I'm not sure what your point here is. Cloudfront costs 8.5 cents per GB of egress, meanwhile ec2 costs 9 cents per GB of egress. half a cent doesn't make the egress charges any less outrageous. That's not even including the per-request charges that cloudfront has, which probably can make it cost more than 9c/GB depending on your usage profile.


No one prices to "encourage proper use." They price for a number of variables. And I do agree that arguing they're overcharging is unfair; however, SU-pricing standards include triggers for excessive use as part of the customer guarantee. If Amazon has no problem automating the product, they can automate some billing features, like notifications and bandwidth restrictions when a customer is nearing excessive use based on the population use of a particular service.

Amazon's systems should have notified at least twice and required direct confirmation from the customer for their continued use.

We don't just make business decisions like this based off our self-interest. In this case, a failure to be resourceful on Amazon's part gave the customer one of two options: track everything manually minute-by-minute, or be surprised by an excessive bill.


AWS does have budget notifications that you can set up with a few clicks. It doesn't come by default because AWS doesn't know what's the right amount for those notifications. I already get enough emails from AWS for every account that I make.

I can actually think of possible/real workloads that would burn 2700 usd out of blue in two days and those customers would not be happy if AWS blocks their account because AWS thinks they did something wrong.

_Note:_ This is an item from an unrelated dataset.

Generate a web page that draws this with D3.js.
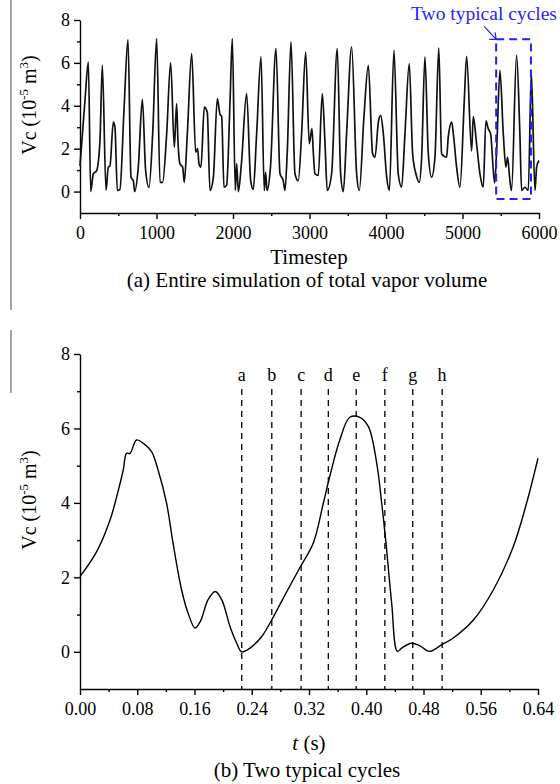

AWS Support quite often happily refunds these amounts and you don't need to post to Twitter. I've seen them refund a lot more.

Why haven't they done something to prevent this mistakes? They already refund these things, it's just those refunds is a drop in bucket compared to services that enterprise customers are paying for, and AWS engineers are busy building for them.

AWS gives you a lot of power compared to what you can do on your average hosting provider, but sadly there's also a lot of room to shoot yourself in the foot if you don't know what you are doing.


This is just making excuses for a business model built around taking advantage of small mistakes. If they actually cared they'd allow you to set billing circuit breakers on setup.


It's not impossible to script this functionality if needed.


It's difficult enough and error-prone. What customers want is a bulletproof way not to exceed a defined spending limit. We've been asking for it for many years, and the answer has been "Yes, we hear you, we are working on it", and then nothing ever happens, because this is a strategic business decision that would affect their bottom line. Why should they do it if they don't have to?


Billing notifications aren't much use if you can run up a $1000 bill between going to bed and waking up.


Or a week's vacation


> No one prices to "encourage proper use."

Citation needed.

Network throughput is a finite resource. And spikes from noisy neighbors could absolutely degrade throughput performance for everyone else.

So it makes perfect sense for me that part of Amazon's pricing calculus would be based not just on the cost to deliver the feature but the amount of utilization of the overall network they expect for the use cases their pricing supports.


But...their pricing punishes a spiky neighbor exactly as much as somebody dripping a tiny amount of content steadily for a month.


> The pricing is set up to encourage using the service properly.

Do you believe that little gem applies to all products and services, or do you reserve it to downplay AWS's notorious price gouging?